— EXERCISE —
Leave out the images; return the rest of the data exactly.

— SUPPLIED INFORMATION —
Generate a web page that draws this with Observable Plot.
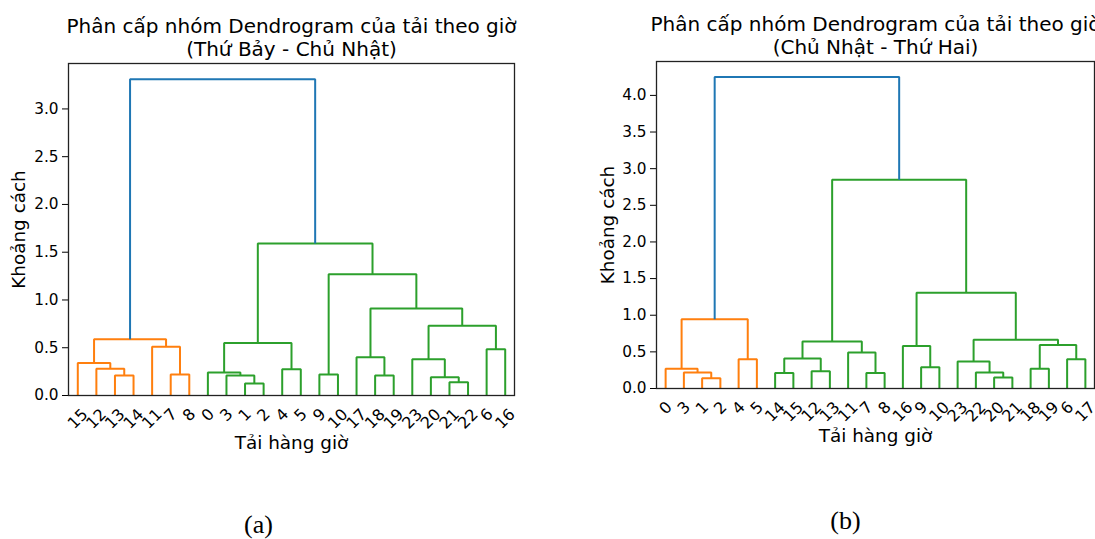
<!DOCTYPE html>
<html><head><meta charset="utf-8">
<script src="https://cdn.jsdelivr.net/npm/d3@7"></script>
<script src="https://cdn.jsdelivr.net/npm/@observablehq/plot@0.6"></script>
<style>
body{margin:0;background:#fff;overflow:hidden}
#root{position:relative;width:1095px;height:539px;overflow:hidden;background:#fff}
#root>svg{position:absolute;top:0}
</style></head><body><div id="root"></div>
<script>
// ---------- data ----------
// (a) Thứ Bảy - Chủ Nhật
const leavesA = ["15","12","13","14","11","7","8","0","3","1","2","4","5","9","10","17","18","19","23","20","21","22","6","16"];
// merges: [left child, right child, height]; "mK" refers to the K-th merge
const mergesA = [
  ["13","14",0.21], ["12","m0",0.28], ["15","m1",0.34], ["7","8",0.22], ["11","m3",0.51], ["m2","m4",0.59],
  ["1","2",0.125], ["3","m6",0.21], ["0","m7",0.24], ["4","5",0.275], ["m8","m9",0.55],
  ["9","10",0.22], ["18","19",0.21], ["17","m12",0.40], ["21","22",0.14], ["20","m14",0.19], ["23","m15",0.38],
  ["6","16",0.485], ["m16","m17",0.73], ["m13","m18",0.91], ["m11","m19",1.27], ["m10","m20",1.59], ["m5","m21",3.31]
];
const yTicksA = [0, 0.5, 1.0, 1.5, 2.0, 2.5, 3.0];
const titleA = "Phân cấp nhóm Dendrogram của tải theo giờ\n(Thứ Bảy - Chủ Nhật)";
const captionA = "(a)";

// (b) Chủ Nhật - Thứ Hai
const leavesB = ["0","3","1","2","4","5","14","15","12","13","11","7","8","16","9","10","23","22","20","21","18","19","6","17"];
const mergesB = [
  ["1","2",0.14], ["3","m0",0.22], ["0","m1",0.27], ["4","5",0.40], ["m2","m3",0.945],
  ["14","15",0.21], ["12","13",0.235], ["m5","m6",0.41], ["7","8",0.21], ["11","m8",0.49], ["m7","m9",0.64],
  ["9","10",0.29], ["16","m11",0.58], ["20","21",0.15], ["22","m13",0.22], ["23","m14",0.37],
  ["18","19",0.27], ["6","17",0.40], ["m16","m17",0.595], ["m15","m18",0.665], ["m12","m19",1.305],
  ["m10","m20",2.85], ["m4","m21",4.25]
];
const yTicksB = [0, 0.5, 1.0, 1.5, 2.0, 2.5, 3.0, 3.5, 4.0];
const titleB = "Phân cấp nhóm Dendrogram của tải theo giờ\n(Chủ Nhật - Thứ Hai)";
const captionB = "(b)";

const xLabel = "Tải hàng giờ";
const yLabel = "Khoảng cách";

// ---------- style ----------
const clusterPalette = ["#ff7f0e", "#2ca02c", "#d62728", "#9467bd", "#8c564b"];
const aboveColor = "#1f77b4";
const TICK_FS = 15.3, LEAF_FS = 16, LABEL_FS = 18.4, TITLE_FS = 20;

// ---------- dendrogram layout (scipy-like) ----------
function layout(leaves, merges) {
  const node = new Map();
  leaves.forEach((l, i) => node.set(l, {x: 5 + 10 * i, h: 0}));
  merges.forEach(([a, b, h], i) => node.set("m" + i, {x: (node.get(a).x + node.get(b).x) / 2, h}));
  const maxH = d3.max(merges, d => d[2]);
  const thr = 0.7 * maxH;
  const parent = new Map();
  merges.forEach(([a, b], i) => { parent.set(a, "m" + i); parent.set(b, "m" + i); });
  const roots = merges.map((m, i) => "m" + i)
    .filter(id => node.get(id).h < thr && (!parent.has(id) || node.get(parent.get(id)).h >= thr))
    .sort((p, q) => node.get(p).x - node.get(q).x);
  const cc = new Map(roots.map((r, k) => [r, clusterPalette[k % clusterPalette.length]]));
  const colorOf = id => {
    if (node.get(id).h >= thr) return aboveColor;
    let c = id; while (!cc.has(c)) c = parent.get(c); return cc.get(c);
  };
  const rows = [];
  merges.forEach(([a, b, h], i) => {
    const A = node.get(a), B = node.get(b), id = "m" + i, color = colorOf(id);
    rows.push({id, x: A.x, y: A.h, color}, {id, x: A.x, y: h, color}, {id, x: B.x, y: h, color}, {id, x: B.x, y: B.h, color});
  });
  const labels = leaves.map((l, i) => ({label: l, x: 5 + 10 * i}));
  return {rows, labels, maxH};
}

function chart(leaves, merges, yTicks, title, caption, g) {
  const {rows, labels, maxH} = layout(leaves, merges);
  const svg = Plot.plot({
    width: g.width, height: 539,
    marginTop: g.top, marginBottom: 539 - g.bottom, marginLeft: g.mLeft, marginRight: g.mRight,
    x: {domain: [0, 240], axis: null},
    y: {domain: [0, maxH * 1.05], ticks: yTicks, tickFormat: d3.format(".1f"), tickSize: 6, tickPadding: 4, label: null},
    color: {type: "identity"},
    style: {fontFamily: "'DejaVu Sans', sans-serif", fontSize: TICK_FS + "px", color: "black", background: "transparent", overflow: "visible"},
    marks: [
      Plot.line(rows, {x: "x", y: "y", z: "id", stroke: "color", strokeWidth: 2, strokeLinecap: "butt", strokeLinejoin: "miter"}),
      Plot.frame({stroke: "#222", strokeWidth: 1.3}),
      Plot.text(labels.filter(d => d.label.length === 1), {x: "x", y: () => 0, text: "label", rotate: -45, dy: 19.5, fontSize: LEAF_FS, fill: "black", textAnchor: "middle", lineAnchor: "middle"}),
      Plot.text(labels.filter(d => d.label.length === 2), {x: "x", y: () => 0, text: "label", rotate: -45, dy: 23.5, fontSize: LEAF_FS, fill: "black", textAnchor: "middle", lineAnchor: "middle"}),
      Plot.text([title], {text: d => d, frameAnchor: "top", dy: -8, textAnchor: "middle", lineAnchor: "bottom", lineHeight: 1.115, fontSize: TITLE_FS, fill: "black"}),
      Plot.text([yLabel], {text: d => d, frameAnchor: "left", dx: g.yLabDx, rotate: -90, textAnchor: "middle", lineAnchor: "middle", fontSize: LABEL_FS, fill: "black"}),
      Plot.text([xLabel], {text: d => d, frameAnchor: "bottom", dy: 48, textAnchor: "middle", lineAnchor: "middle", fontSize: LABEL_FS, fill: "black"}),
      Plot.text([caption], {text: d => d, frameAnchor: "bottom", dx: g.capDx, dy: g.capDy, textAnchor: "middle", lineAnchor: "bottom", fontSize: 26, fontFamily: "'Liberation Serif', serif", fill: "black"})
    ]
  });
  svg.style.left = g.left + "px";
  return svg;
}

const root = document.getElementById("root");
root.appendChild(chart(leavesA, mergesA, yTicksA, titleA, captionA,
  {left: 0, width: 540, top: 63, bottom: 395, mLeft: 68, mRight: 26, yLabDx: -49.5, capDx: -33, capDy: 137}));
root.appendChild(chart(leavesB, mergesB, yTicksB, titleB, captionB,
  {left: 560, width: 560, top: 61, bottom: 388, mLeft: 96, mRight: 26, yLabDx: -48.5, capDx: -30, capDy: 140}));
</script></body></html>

— REPLY TO THE EXERCISE —
Generate a web page that draws this with Observable Plot.
<!DOCTYPE html>
<html><head><meta charset="utf-8">
<script src="https://cdn.jsdelivr.net/npm/d3@7"></script>
<script src="https://cdn.jsdelivr.net/npm/@observablehq/plot@0.6"></script>
<style>
body{margin:0;background:#fff;overflow:hidden}
#root{position:relative;width:1095px;height:539px;overflow:hidden;background:#fff}
#root>svg{position:absolute;top:0}
</style></head><body><div id="root"></div>
<script>
// ---------- data ----------
// (a) Thứ Bảy - Chủ Nhật
const leavesA = ["15","12","13","14","11","7","8","0","3","1","2","4","5","9","10","17","18","19","23","20","21","22","6","16"];
// merges: [left child, right child, height]; "mK" refers to the K-th merge
const mergesA = [
  ["13","14",0.21], ["12","m0",0.28], ["15","m1",0.34], ["7","8",0.22], ["11","m3",0.51], ["m2","m4",0.59],
  ["1","2",0.125], ["3","m6",0.21], ["0","m7",0.24], ["4","5",0.275], ["m8","m9",0.55],
  ["9","10",0.22], ["18","19",0.21], ["17","m12",0.40], ["21","22",0.14], ["20","m14",0.19], ["23","m15",0.38],
  ["6","16",0.485], ["m16","m17",0.73], ["m13","m18",0.91], ["m11","m19",1.27], ["m10","m20",1.59], ["m5","m21",3.31]
];
const yTicksA = [0, 0.5, 1.0, 1.5, 2.0, 2.5, 3.0];
const titleA = "Phân cấp nhóm Dendrogram của tải theo giờ\n(Thứ Bảy - Chủ Nhật)";
const captionA = "(a)";

// (b) Chủ Nhật - Thứ Hai
const leavesB = ["0","3","1","2","4","5","14","15","12","13","11","7","8","16","9","10","23","22","20","21","18","19","6","17"];
const mergesB = [
  ["1","2",0.14], ["3","m0",0.22], ["0","m1",0.27], ["4","5",0.40], ["m2","m3",0.945],
  ["14","15",0.21], ["12","13",0.235], ["m5","m6",0.41], ["7","8",0.21], ["11","m8",0.49], ["m7","m9",0.64],
  ["9","10",0.29], ["16","m11",0.58], ["20","21",0.15], ["22","m13",0.22], ["23","m14",0.37],
  ["18","19",0.27], ["6","17",0.40], ["m16","m17",0.595], ["m15","m18",0.665], ["m12","m19",1.305],
  ["m10","m20",2.85], ["m4","m21",4.25]
];
const yTicksB = [0, 0.5, 1.0, 1.5, 2.0, 2.5, 3.0, 3.5, 4.0];
const titleB = "Phân cấp nhóm Dendrogram của tải theo giờ\n(Chủ Nhật - Thứ Hai)";
const captionB = "(b)";

const xLabel = "Tải hàng giờ";
const yLabel = "Khoảng cách";

// ---------- style ----------
const clusterPalette = ["#ff7f0e", "#2ca02c", "#d62728", "#9467bd", "#8c564b"];
const aboveColor = "#1f77b4";
const TICK_FS = 15.3, LEAF_FS = 16, LABEL_FS = 18.4, TITLE_FS = 20;

// ---------- dendrogram layout (scipy-like) ----------
function layout(leaves, merges) {
  const node = new Map();
  leaves.forEach((l, i) => node.set(l, {x: 5 + 10 * i, h: 0}));
  merges.forEach(([a, b, h], i) => node.set("m" + i, {x: (node.get(a).x + node.get(b).x) / 2, h}));
  const maxH = d3.max(merges, d => d[2]);
  const thr = 0.7 * maxH;
  const parent = new Map();
  merges.forEach(([a, b], i) => { parent.set(a, "m" + i); parent.set(b, "m" + i); });
  const roots = merges.map((m, i) => "m" + i)
    .filter(id => node.get(id).h < thr && (!parent.has(id) || node.get(parent.get(id)).h >= thr))
    .sort((p, q) => node.get(p).x - node.get(q).x);
  const cc = new Map(roots.map((r, k) => [r, clusterPalette[k % clusterPalette.length]]));
  const colorOf = id => {
    if (node.get(id).h >= thr) return aboveColor;
    let c = id; while (!cc.has(c)) c = parent.get(c); return cc.get(c);
  };
  const rows = [];
  merges.forEach(([a, b, h], i) => {
    const A = node.get(a), B = node.get(b), id = "m" + i, color = colorOf(id);
    rows.push({id, x: A.x, y: A.h, color}, {id, x: A.x, y: h, color}, {id, x: B.x, y: h, color}, {id, x: B.x, y: B.h, color});
  });
  const labels = leaves.map((l, i) => ({label: l, x: 5 + 10 * i}));
  return {rows, labels, maxH};
}

function chart(leaves, merges, yTicks, title, caption, g) {
  const {rows, labels, maxH} = layout(leaves, merges);
  const svg = Plot.plot({
    width: g.width, height: 539,
    marginTop: g.top, marginBottom: 539 - g.bottom, marginLeft: g.mLeft, marginRight: g.mRight,
    x: {domain: [0, 240], axis: null},
    y: {domain: [0, maxH * 1.05], ticks: yTicks, tickFormat: d3.format(".1f"), tickSize: 6, tickPadding: 4, label: null},
    color: {type: "identity"},
    style: {fontFamily: "'DejaVu Sans', sans-serif", fontSize: TICK_FS + "px", color: "black", background: "transparent", overflow: "visible"},
    marks: [
      Plot.line(rows, {x: "x", y: "y", z: "id", stroke: "color", strokeWidth: 2, strokeLinecap: "butt", strokeLinejoin: "miter"}),
      Plot.frame({stroke: "#222", strokeWidth: 1.3}),
      Plot.text(labels.filter(d => d.label.length === 1), {x: "x", y: () => 0, text: "label", rotate: -45, dy: 19.5, fontSize: LEAF_FS, fill: "black", textAnchor: "middle", lineAnchor: "middle"}),
      Plot.text(labels.filter(d => d.label.length === 2), {x: "x", y: () => 0, text: "label", rotate: -45, dy: 23.5, fontSize: LEAF_FS, fill: "black", textAnchor: "middle", lineAnchor: "middle"}),
      Plot.text([title], {text: d => d, frameAnchor: "top", dy: -8, textAnchor: "middle", lineAnchor: "bottom", lineHeight: 1.115, fontSize: TITLE_FS, fill: "black"}),
      Plot.text([yLabel], {text: d => d, frameAnchor: "left", dx: g.yLabDx, rotate: -90, textAnchor: "middle", lineAnchor: "middle", fontSize: LABEL_FS, fill: "black"}),
      Plot.text([xLabel], {text: d => d, frameAnchor: "bottom", dy: 48, textAnchor: "middle", lineAnchor: "middle", fontSize: LABEL_FS, fill: "black"}),
      Plot.text([caption], {text: d => d, frameAnchor: "bottom", dx: g.capDx, dy: g.capDy, textAnchor: "middle", lineAnchor: "bottom", fontSize: 26, fontFamily: "'Liberation Serif', serif", fill: "black"})
    ]
  });
  svg.style.left = g.left + "px";
  return svg;
}

const root = document.getElementById("root");
root.appendChild(chart(leavesA, mergesA, yTicksA, titleA, captionA,
  {left: 0, width: 540, top: 63, bottom: 395, mLeft: 68, mRight: 26, yLabDx: -49.5, capDx: -33, capDy: 137}));
root.appendChild(chart(leavesB, mergesB, yTicksB, titleB, captionB,
  {left: 560, width: 560, top: 61, bottom: 388, mLeft: 96, mRight: 26, yLabDx: -48.5, capDx: -30, capDy: 140}));
</script></body></html>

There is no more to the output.